Monet and the Marriage of East and West

Monet and the Marriage of East and West August 11, 2015

Monet

Someone asked me this morning how long my wife Mariko and I have been married. I responded, “Feels like yesterday to me, feels like 100 to Mariko, but it’s more like 25.” Today is our 25th wedding anniversary. I am thankful to my wife for her faithful love over all the years. One of the most precious qualities of our marriage is the shared value we cherish for a global theology of culture that reflects the multifaceted, diverse beauty and glory of Christ and his kingdom around the world.

This week we visited the Art Institute of Chicago, which is where we got engaged many years ago. At that time, we purchased a copy of Monet’s Japanese Bridge, which was located in his garden at Giverny. The picture hangs in our living room. We recall the narration that accompanied the Monet exhibit that the museum featured at that time. A series of paintings of the bridge was the last in the special collection. The narrator said that Monet envisioned his art as a kind of bridge between East and West. The narrator’s words spoke to us, and we have seen our marriage in like manner (though not a reunion of the Axis powers—Germany and Japan, as one of my seminary professors jokingly remarked at the news of our wedding announcement many years ago). We displayed the print at our wedding, as my sister sang “In Christ, There Is No East or West.”

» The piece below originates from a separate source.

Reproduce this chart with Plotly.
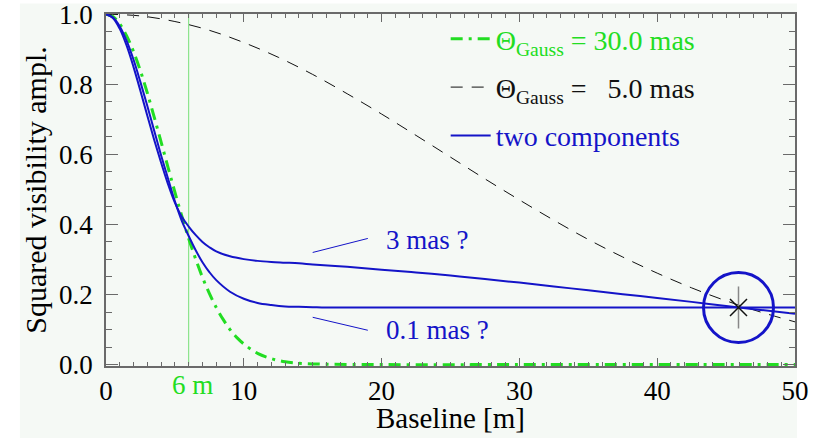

One of the best examples in our lives of this global bridge-building endeavor between East and West is my forthcoming work with Patheos titled Evangelical Zen: A Christian’s Spiritual Travels with a Buddhist Friend. The book is due out shortly. My wife loves this book, as it chronicles key aspects of our journey in Japan. It also bears witness to a dear friendship with the late Abbot Kyogen Carlson, a Zen Buddhist Priest, who was (and is still) one of my dearest friends and dialogue partners in bridging the East and West in Portland, Oregon and beyond.

25th Wedding AnniversaryOn my wedding anniversary, I wish all of you the best. I also hope you find others with whom to share life, and who cherish deep and abiding values that bring people together rather than tear them and society apart.